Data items
○ ○ ○
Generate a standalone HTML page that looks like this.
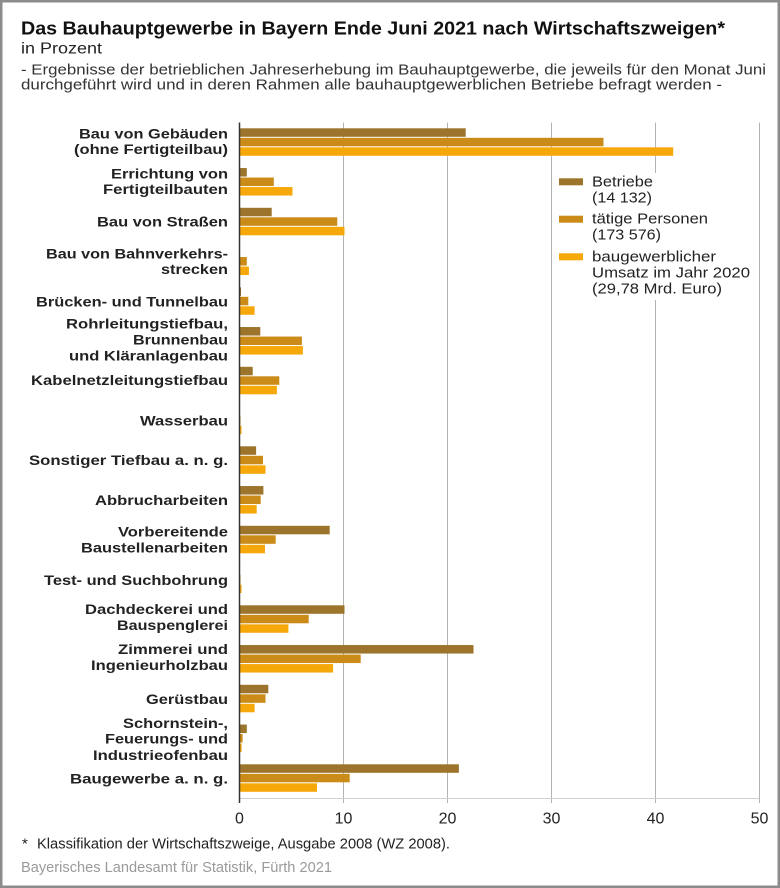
<!DOCTYPE html>
<html>
<head>
<meta charset="utf-8">
<style>
html,body{margin:0;padding:0;background:#fff;}
svg{display:block;}
text{font-family:"Liberation Sans", Arial, sans-serif;}
.lab{font-size:14px;font-weight:bold;fill:#222;}
.leg{font-size:15px;fill:#222;}
.tick{font-size:16px;fill:#222;}
</style>
</head>
<body>
<svg width="780" height="888" viewBox="0 0 780 888" xmlns="http://www.w3.org/2000/svg">
<rect x="0" y="0" width="780" height="888" fill="#fff"/>
<rect x="1.25" y="1.25" width="777.5" height="885.5" fill="none" stroke="#8c8c8c" stroke-width="2.5"/>

<!-- Title -->
<text x="21" y="34.5" font-size="18" font-weight="bold" fill="#111" textLength="704" lengthAdjust="spacingAndGlyphs">Das Bauhauptgewerbe in Bayern Ende Juni 2021 nach Wirtschaftszweigen*</text>
<text x="21" y="53.5" font-size="15.5" fill="#222" textLength="81" lengthAdjust="spacingAndGlyphs">in Prozent</text>
<text x="21" y="74.5" font-size="15" fill="#333" textLength="745" lengthAdjust="spacingAndGlyphs">- Ergebnisse der betrieblichen Jahreserhebung im Bauhauptgewerbe, die jeweils für den Monat Juni</text>
<text x="21" y="89.5" font-size="15" fill="#333" textLength="701" lengthAdjust="spacingAndGlyphs">durchgeführt wird und in deren Rahmen alle bauhauptgewerblichen Betriebe befragt werden -</text>

<!-- Gridlines -->
<g stroke="#b3b3b3" stroke-width="1">
<line x1="343.5" y1="122.5" x2="343.5" y2="803"/>
<line x1="447.5" y1="122.5" x2="447.5" y2="803"/>
<line x1="551.5" y1="122.5" x2="551.5" y2="803"/>
<line x1="655.5" y1="122.5" x2="655.5" y2="803"/>
<line x1="759.5" y1="122.5" x2="759.5" y2="803"/>
</g>
<line x1="239.5" y1="798.5" x2="759.5" y2="798.5" stroke="#d0d0d0" stroke-width="1"/>

<!-- Legend box -->
<rect x="553" y="173" width="204" height="127" fill="#fff"/>
<rect x="559" y="178.3" width="24" height="7" fill="#9c742b"/>
<rect x="559" y="215.7" width="24" height="7" fill="#ca8b18"/>
<rect x="559" y="253.3" width="24" height="7" fill="#f6a80a"/>
<text class="leg" x="592" y="186.5" textLength="61" lengthAdjust="spacingAndGlyphs">Betriebe</text>
<text class="leg" x="592" y="202.5" textLength="60" lengthAdjust="spacingAndGlyphs">(14 132)</text>
<text class="leg" x="592" y="223.5" textLength="116" lengthAdjust="spacingAndGlyphs">tätige Personen</text>
<text class="leg" x="592" y="239.5" textLength="69" lengthAdjust="spacingAndGlyphs">(173 576)</text>
<text class="leg" x="592" y="261.5" textLength="124" lengthAdjust="spacingAndGlyphs">baugewerblicher</text>
<text class="leg" x="592" y="277.5" textLength="158" lengthAdjust="spacingAndGlyphs">Umsatz im Jahr 2020</text>
<text class="leg" x="592" y="293.5" textLength="130" lengthAdjust="spacingAndGlyphs">(29,78 Mrd. Euro)</text>

<!-- Bars -->
<g id="bars">
<rect x="239.5" y="128.3" width="226.2" height="8.5" fill="#9c742b"/>
<rect x="239.5" y="137.8" width="364.0" height="8.5" fill="#ca8b18"/>
<rect x="239.5" y="147.3" width="433.7" height="8.5" fill="#f6a80a"/>
<rect x="239.5" y="168.05" width="7.3" height="8.5" fill="#9c742b"/>
<rect x="239.5" y="177.55" width="34.3" height="8.5" fill="#ca8b18"/>
<rect x="239.5" y="187.05" width="53.0" height="8.5" fill="#f6a80a"/>
<rect x="239.5" y="207.8" width="32.2" height="8.5" fill="#9c742b"/>
<rect x="239.5" y="217.3" width="97.8" height="8.5" fill="#ca8b18"/>
<rect x="239.5" y="226.8" width="105.0" height="8.5" fill="#f6a80a"/>
<rect x="239.5" y="247.55" width="0.5" height="8.5" fill="#9c742b"/>
<rect x="239.5" y="257.05" width="7.3" height="8.5" fill="#ca8b18"/>
<rect x="239.5" y="266.55" width="9.4" height="8.5" fill="#f6a80a"/>
<rect x="239.5" y="287.3" width="1.5" height="8.5" fill="#9c742b"/>
<rect x="239.5" y="296.8" width="8.8" height="8.5" fill="#ca8b18"/>
<rect x="239.5" y="306.3" width="15.1" height="8.5" fill="#f6a80a"/>
<rect x="239.5" y="327.05" width="20.8" height="8.5" fill="#9c742b"/>
<rect x="239.5" y="336.55" width="62.4" height="8.5" fill="#ca8b18"/>
<rect x="239.5" y="346.05" width="63.4" height="8.5" fill="#f6a80a"/>
<rect x="239.5" y="366.8" width="13.2" height="8.5" fill="#9c742b"/>
<rect x="239.5" y="376.3" width="39.8" height="8.5" fill="#ca8b18"/>
<rect x="239.5" y="385.8" width="37.4" height="8.5" fill="#f6a80a"/>
<rect x="239.5" y="406.55" width="0.5" height="8.5" fill="#9c742b"/>
<rect x="239.5" y="416.05" width="1.0" height="8.5" fill="#ca8b18"/>
<rect x="239.5" y="425.55" width="2.0" height="8.5" fill="#f6a80a"/>
<rect x="239.5" y="446.3" width="16.6" height="8.5" fill="#9c742b"/>
<rect x="239.5" y="455.8" width="23.5" height="8.5" fill="#ca8b18"/>
<rect x="239.5" y="465.3" width="26.0" height="8.5" fill="#f6a80a"/>
<rect x="239.5" y="486.05" width="23.9" height="8.5" fill="#9c742b"/>
<rect x="239.5" y="495.55" width="21.2" height="8.5" fill="#ca8b18"/>
<rect x="239.5" y="505.05" width="17.2" height="8.5" fill="#f6a80a"/>
<rect x="239.5" y="525.8" width="90.2" height="8.5" fill="#9c742b"/>
<rect x="239.5" y="535.3" width="36.2" height="8.5" fill="#ca8b18"/>
<rect x="239.5" y="544.8" width="25.5" height="8.5" fill="#f6a80a"/>
<rect x="239.5" y="565.55" width="0.5" height="8.5" fill="#9c742b"/>
<rect x="239.5" y="575.05" width="1.0" height="8.5" fill="#ca8b18"/>
<rect x="239.5" y="584.55" width="2.0" height="8.5" fill="#f6a80a"/>
<rect x="239.5" y="605.3" width="105.0" height="8.5" fill="#9c742b"/>
<rect x="239.5" y="614.8" width="69.2" height="8.5" fill="#ca8b18"/>
<rect x="239.5" y="624.3" width="48.9" height="8.5" fill="#f6a80a"/>
<rect x="239.5" y="645.05" width="234.0" height="8.5" fill="#9c742b"/>
<rect x="239.5" y="654.55" width="121.2" height="8.5" fill="#ca8b18"/>
<rect x="239.5" y="664.05" width="93.6" height="8.5" fill="#f6a80a"/>
<rect x="239.5" y="684.8" width="28.8" height="8.5" fill="#9c742b"/>
<rect x="239.5" y="694.3" width="26.0" height="8.5" fill="#ca8b18"/>
<rect x="239.5" y="703.8" width="15.1" height="8.5" fill="#f6a80a"/>
<rect x="239.5" y="724.55" width="7.3" height="8.5" fill="#9c742b"/>
<rect x="239.5" y="734.05" width="3.1" height="8.5" fill="#ca8b18"/>
<rect x="239.5" y="743.55" width="2.1" height="8.5" fill="#f6a80a"/>
<rect x="239.5" y="764.3" width="219.4" height="8.5" fill="#9c742b"/>
<rect x="239.5" y="773.8" width="110.2" height="8.5" fill="#ca8b18"/>
<rect x="239.5" y="783.3" width="77.5" height="8.5" fill="#f6a80a"/>
</g>

<!-- Axis -->
<line x1="239.5" y1="122.5" x2="239.5" y2="803" stroke="#333" stroke-width="1.5"/>

<!-- Category labels -->
<g class="lab" text-anchor="end">
<text x="228" y="138.3" textLength="149" lengthAdjust="spacingAndGlyphs">Bau von Gebäuden</text>
<text x="228" y="154" textLength="154" lengthAdjust="spacingAndGlyphs">(ohne Fertigteilbau)</text>
<text x="228" y="178.3" textLength="117" lengthAdjust="spacingAndGlyphs">Errichtung von</text>
<text x="228" y="194" textLength="125" lengthAdjust="spacingAndGlyphs">Fertigteilbauten</text>
<text x="228" y="226.7" textLength="131" lengthAdjust="spacingAndGlyphs">Bau von Straßen</text>
<text x="228" y="258.3" textLength="182" lengthAdjust="spacingAndGlyphs">Bau von Bahnverkehrs-</text>
<text x="228" y="274" textLength="67" lengthAdjust="spacingAndGlyphs">strecken</text>
<text x="228" y="306.7" textLength="192" lengthAdjust="spacingAndGlyphs">Brücken- und Tunnelbau</text>
<text x="228" y="328.3" textLength="162" lengthAdjust="spacingAndGlyphs">Rohrleitungstiefbau,</text>
<text x="228" y="344.3" textLength="95" lengthAdjust="spacingAndGlyphs">Brunnenbau</text>
<text x="228" y="360.5" textLength="159" lengthAdjust="spacingAndGlyphs">und Kläranlagenbau</text>
<text x="228" y="385" textLength="197" lengthAdjust="spacingAndGlyphs">Kabelnetzleitungstiefbau</text>
<text x="228" y="425.7" textLength="88" lengthAdjust="spacingAndGlyphs">Wasserbau</text>
<text x="228" y="465" textLength="199" lengthAdjust="spacingAndGlyphs">Sonstiger Tiefbau a. n. g.</text>
<text x="228" y="505" textLength="133" lengthAdjust="spacingAndGlyphs">Abbrucharbeiten</text>
<text x="228" y="536.7" textLength="110" lengthAdjust="spacingAndGlyphs">Vorbereitende</text>
<text x="228" y="552.7" textLength="147" lengthAdjust="spacingAndGlyphs">Baustellenarbeiten</text>
<text x="228" y="585" textLength="184" lengthAdjust="spacingAndGlyphs">Test- und Suchbohrung</text>
<text x="228" y="614" textLength="143" lengthAdjust="spacingAndGlyphs">Dachdeckerei und</text>
<text x="228" y="630" textLength="111" lengthAdjust="spacingAndGlyphs">Bauspenglerei</text>
<text x="228" y="654" textLength="110" lengthAdjust="spacingAndGlyphs">Zimmerei und</text>
<text x="228" y="670" textLength="137" lengthAdjust="spacingAndGlyphs">Ingenieurholzbau</text>
<text x="228" y="704" textLength="82" lengthAdjust="spacingAndGlyphs">Gerüstbau</text>
<text x="228" y="727.8" textLength="105" lengthAdjust="spacingAndGlyphs">Schornstein-,</text>
<text x="228" y="743.5" textLength="123" lengthAdjust="spacingAndGlyphs">Feuerungs- und</text>
<text x="228" y="760" textLength="135" lengthAdjust="spacingAndGlyphs">Industrieofenbau</text>
<text x="228" y="783.3" textLength="158" lengthAdjust="spacingAndGlyphs">Baugewerbe a. n. g.</text>
</g>

<!-- Tick labels -->
<g class="tick" text-anchor="middle">
<text x="239.5" y="823.3">0</text>
<text x="343.5" y="823.3">10</text>
<text x="447.5" y="823.3">20</text>
<text x="551.5" y="823.3">30</text>
<text x="655.5" y="823.3">40</text>
<text x="759.5" y="823.3">50</text>
</g>

<!-- Footnotes -->
<text x="22" y="848.5" font-size="15" fill="#222">*</text>
<text x="37" y="848.5" font-size="15" fill="#222" textLength="413" lengthAdjust="spacingAndGlyphs">Klassifikation der Wirtschaftszweige, Ausgabe 2008 (WZ 2008).</text>
<text x="21" y="872" font-size="15" fill="#9a9a9a" textLength="311" lengthAdjust="spacingAndGlyphs">Bayerisches Landesamt für Statistik, Fürth 2021</text>
</svg>
</body>
</html>
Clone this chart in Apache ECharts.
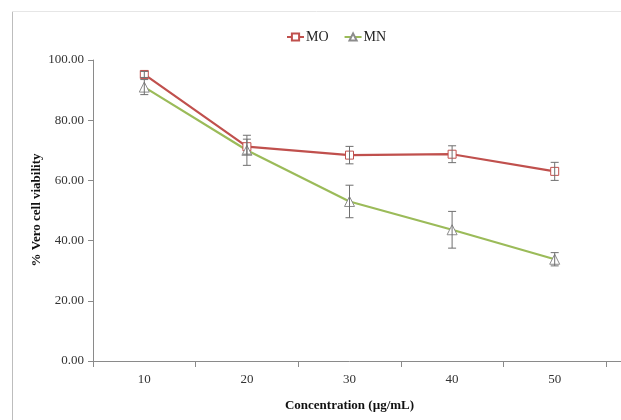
<!DOCTYPE html>
<html>
<head>
<meta charset="utf-8">
<script src="https://cdn.jsdelivr.net/npm/echarts@6/dist/echarts.min.js"></script>
<style>
  html, body { margin: 0; padding: 0; background: #fff; }
  #chart { width: 621px; height: 420px; }
</style>
</head>
<body>
<div id="chart"></div>
<script>
  // concentrations (µg/mL)
  var categories = ['10', '20', '30', '40', '50']
  var moValues = [95.2, 71.2, 68.4, 68.7, 63.0]
  var moErr = [1.0, 2.5, 2.9, 2.8, 3.0]
  var mnValues = [91.0, 70.0, 53.0, 43.6, 33.8]
  var mnErr = [2.5, 5.0, 5.4, 6.1, 2.2]
  var yTicks = [0, 20, 40, 60, 80, 100]

  var serif = '"Liberation Serif", "DejaVu Serif", serif'
  var chart = echarts.init(document.getElementById('chart'))

  function errData(vals, errs) {
    return vals.map(function (v, i) { return [i, v - errs[i], v + errs[i]] })
  }

  function errRender(params, api) {
    var lo = api.coord([api.value(0), api.value(1)])
    var hi = api.coord([api.value(0), api.value(2)])
    var w = 4
    var style = { stroke: '#6f6f6f', lineWidth: 1 }
    return {
      type: 'group',
      children: [
        { type: 'line', shape: { x1: hi[0], y1: hi[1], x2: lo[0], y2: lo[1] }, style: style },
        { type: 'line', shape: { x1: hi[0] - w, y1: hi[1], x2: hi[0] + w, y2: hi[1] }, style: style },
        { type: 'line', shape: { x1: lo[0] - w, y1: lo[1], x2: lo[0] + w, y2: lo[1] }, style: style }
      ]
    }
  }

  var option = {
    animation: false,
    backgroundColor: '#fff',
    graphic: [
      { type: 'line', shape: { x1: 12.5, y1: 11, x2: 12.5, y2: 420 }, style: { stroke: '#bdbdbd', lineWidth: 1 } },
      { type: 'line', shape: { x1: 12, y1: 11.5, x2: 621, y2: 11.5 }, style: { stroke: '#e6e6e6', lineWidth: 1 } },
      // axis line runs on to the right edge as in the source figure
      { type: 'line', shape: { x1: 606, y1: 361.5, x2: 621, y2: 361.5 }, style: { stroke: '#8a8a8a', lineWidth: 1 } },
      // y axis title, placed by hand
      {
        type: 'text', x: 37, y: 210, rotation: Math.PI / 2,
        style: {
          text: '% Vero cell viability', align: 'center', verticalAlign: 'middle',
          fontFamily: serif, fontSize: 13, fontWeight: 'bold', fill: '#111'
        }
      }
    ],
    legend: {
      top: 25,
      left: 281,
      itemWidth: 17,
      itemHeight: 9,
      itemGap: 15,
      textStyle: { fontFamily: serif, fontSize: 14, color: '#222', padding: [0, 0, 0, -3] },
      data: ['MO', 'MN']
    },
    grid: { left: 93, right: 15, top: 60, bottom: 59 },
    xAxis: {
      type: 'category',
      data: categories,
      boundaryGap: true,
      name: 'Concentration (µg/mL)',
      nameLocation: 'middle',
      nameGap: 38,
      nameTextStyle: { fontFamily: serif, fontSize: 13, fontWeight: 'bold', color: '#111' },
      axisLine: { lineStyle: { color: '#8a8a8a' } },
      axisTick: { show: true, alignWithLabel: false, length: 6, inside: false, lineStyle: { color: '#8a8a8a' } },
      axisLabel: { fontFamily: serif, fontSize: 13, color: '#333', margin: 12 },
      splitLine: { show: false }
    },
    yAxis: {
      type: 'value',
      min: yTicks[0],
      max: yTicks[yTicks.length - 1],
      interval: 20,
      axisLine: { show: true, lineStyle: { color: '#8a8a8a' } },
      axisTick: { show: true, length: 5, lineStyle: { color: '#8a8a8a' } },
      axisLabel: {
        fontFamily: serif, fontSize: 13, color: '#333', margin: 9,
        formatter: function (v) { return v.toFixed(2) }
      },
      splitLine: { show: false }
    },
    series: [
      {
        name: 'MO',
        type: 'line',
        data: moValues,
        color: '#c0504d',
        lineStyle: { width: 2.2, color: '#c0504d' },
        symbol: 'rect',
        symbolSize: 8,
        itemStyle: { color: '#fff', borderColor: '#c0504d', borderWidth: 1 },
        z: 3
      },
      {
        name: 'MN',
        type: 'line',
        data: mnValues,
        color: '#9bbb59',
        lineStyle: { width: 2.2, color: '#9bbb59' },
        symbol: 'triangle',
        symbolSize: 10,
        itemStyle: { color: '#fff', borderColor: '#8c8c8c', borderWidth: 1 },
        z: 3
      },
      {
        type: 'custom',
        renderItem: errRender,
        data: errData(moValues, moErr),
        encode: { x: 0, y: [1, 2] },
        silent: true,
        z: 4
      },
      {
        type: 'custom',
        renderItem: errRender,
        data: errData(mnValues, mnErr),
        encode: { x: 0, y: [1, 2] },
        silent: true,
        z: 4
      }
    ]
  }

  chart.setOption(option)
</script>
</body>
</html>
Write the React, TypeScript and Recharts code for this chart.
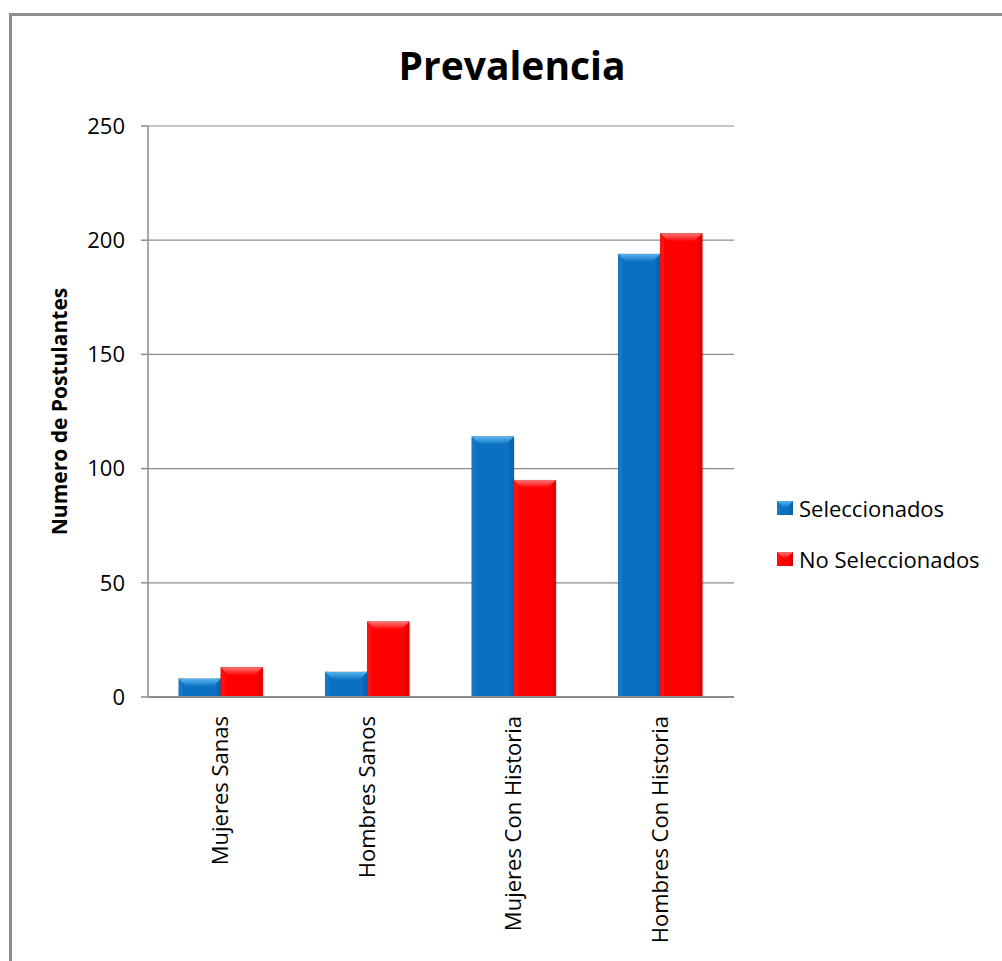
○ ○ ○
Go through the data and gather every line that holds "this".

- **Answer for the task**:
Generate a standalone HTML page that looks like this.
Clone this chart in Apache ECharts.
Write the React, TypeScript and Recharts code for this chart.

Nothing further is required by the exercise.